Huh.  I wonder how ant is doing it?

Using the ant task directly makes it impossible to do this from within JUnit, 
of course, but maybe the same hack can be done inside the test stuff.

Karl

-----Original Message-----
From: ext Koji Sekiguchi [mailto:k...@r.email.ne.jp] 
Sent: Tuesday, June 08, 2010 10:08 AM
To: connectors-dev@incubator.apache.org
Subject: Re: Derby/JUnit bad interaction - any ideas?

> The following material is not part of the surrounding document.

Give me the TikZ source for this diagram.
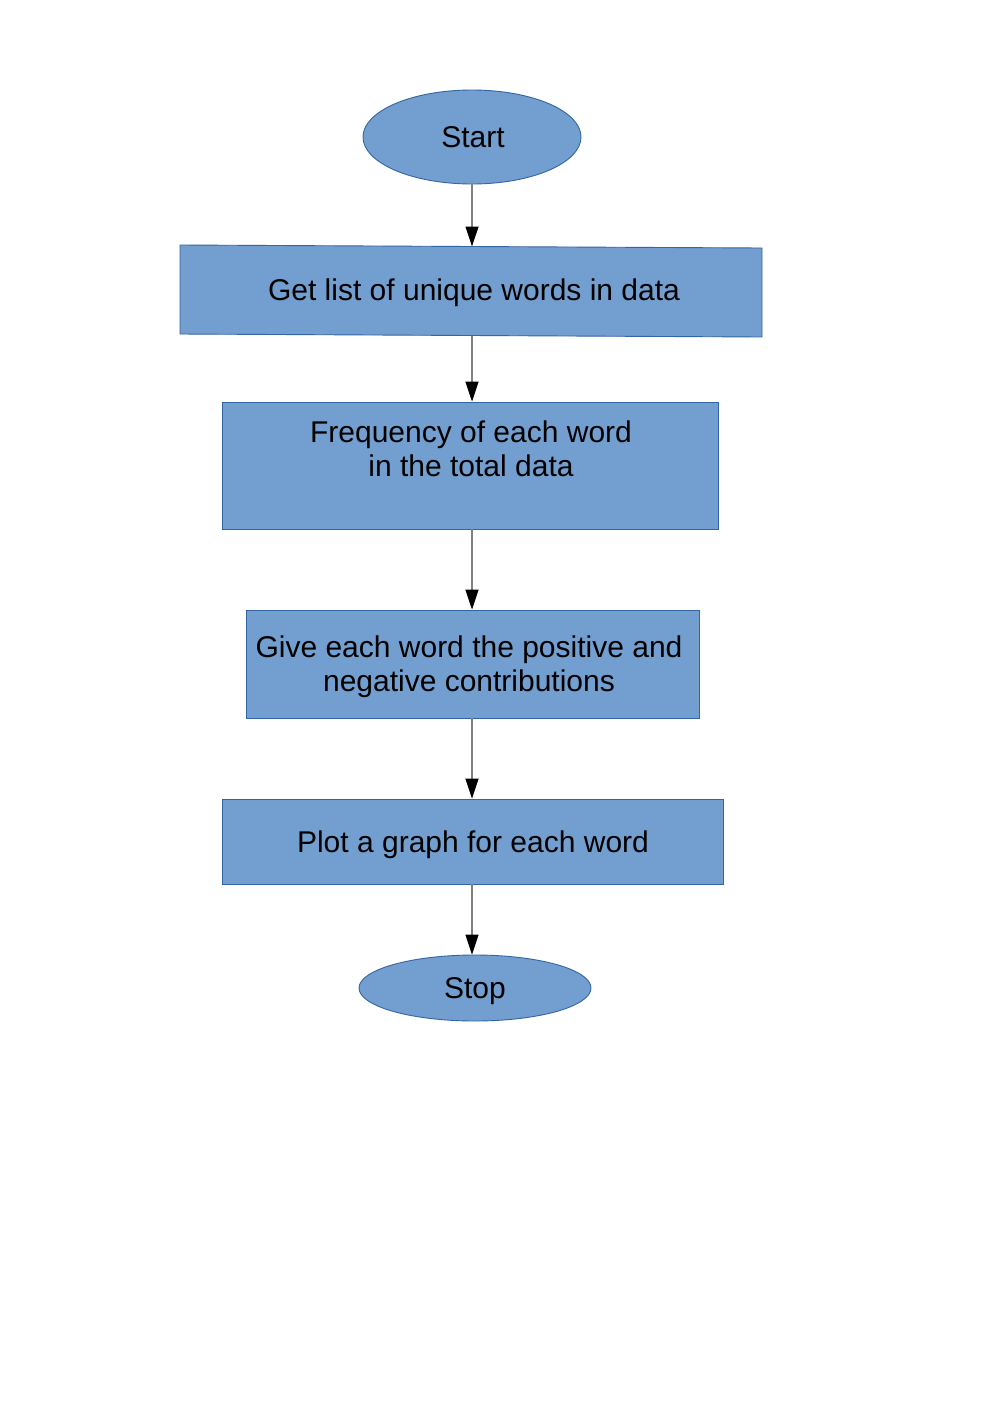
\documentclass[tikz,border=0pt]{standalone}
\usepackage{fontspec}
\setmainfont{Liberation Sans}
\usetikzlibrary{arrows.meta,shapes.geometric}
\definecolor{boxfill}{HTML}{729FCF}
\definecolor{boxline}{HTML}{3465A4}
\definecolor{arrline}{HTML}{808080}
\begin{document}
\begin{tikzpicture}[x=1pt,y=-1pt,
  shapestyle/.style={fill=boxfill,draw=boxline,line width=0.9pt},
  term/.style={shapestyle,ellipse,inner sep=0pt},
  proc/.style={shapestyle,rectangle,inner sep=0pt},
  lbl/.style={font=\fontsize{30}{34}\selectfont,text=black,inner sep=0pt,align=center},
  flow/.style={draw=arrline,line width=1.2pt,-{Triangle[length=20pt,width=13pt,color=black]}}]
\useasboundingbox[fill=white] (0,0) rectangle (992,1403);

% Start
\node[term,minimum width=218pt,minimum height=94pt] (start) at (472,137) {};
\node[lbl,anchor=base] (starttxt) at (473,147) {Start};

% Box 1 (slightly skewed)
\coordinate (b1tl) at (180,245);
\coordinate (b1tr) at (762,248);
\coordinate (b1br) at (762,337);
\coordinate (b1bl) at (180,334);
\coordinate (b1top) at (472,246.5);
\coordinate (b1bot) at (472,335.5);
\draw[shapestyle] (b1tl) -- (b1tr) -- (b1br) -- (b1bl) -- cycle;
\node[lbl,anchor=base] (b1txt) at (474,300) {Get list of unique words in data};

% Box 2
\node[proc,minimum width=496pt,minimum height=127pt] (b2) at (470,465.5) {};
\node[lbl] (b2txt) at (471,449) {Frequency of each word\\in the total data};

% Box 3
\node[proc,minimum width=453pt,minimum height=108pt] (b3) at (472.5,664) {};
\node[lbl] (b3txt) at (469,667) {Give each word the positive and\\negative contributions};

% Box 4
\node[proc,minimum width=501pt,minimum height=85pt] (b4) at (472.5,841.5) {};
\node[lbl,anchor=base] (b4txt) at (473,852) {Plot a graph for each word};

% Stop
\node[term,minimum width=232pt,minimum height=66pt] (stop) at (475,988) {};
\node[lbl,anchor=base] (stoptxt) at (475,998) {Stop};

% Connectors
\draw[flow] (start.south) -- (b1top);
\draw[flow] (b1bot) -- (b1bot |- b2.north);
\draw[flow] (b1bot |- b2.south) -- (b1bot |- b3.north);
\draw[flow] (b1bot |- b3.south) -- (b1bot |- b4.north);
\draw[flow] (b1bot |- b4.south) -- (b1bot |- stop.north);
\end{tikzpicture}
\end{document}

(10/06/08 22:35), karl.wri...@nokia.com wrote:
> I've been trying to get some basic tests working under Junit.  Unfortunately, 
> I've run into a Derby problem which prevents these tests from working.
>
> What happens is this.  Derby, when it creates a database, forces a number of 
> directories within the database to "read-only".  Unfortunately, unless we 
> stipulate Java 1.6 or up, there is no native Java way to make these 
> directories become non-read-only.  So database cleanup always fails to 
> actually remove the old database, and then new database creation subsequently 
> fails.
>
> So there are two possibilities.  First, we can change things so we never 
> actually try to clean up the Derby DB.  Second, we can mandate the java 1.6 
> is used for LCF.  That's all there really is.
>
> The first possibility is tricky but doable - I think.  The second would 
> probably be unacceptable in many ways.
>
> Thoughts?
>
> Karl
>    
Hi Karl,

If it is possible, Ant chmod task can be used, or
you can consult the implementation. But Ant manual
says for the task:

" Right now it has effect only under Unix or NonStop Kernel (Tandem)."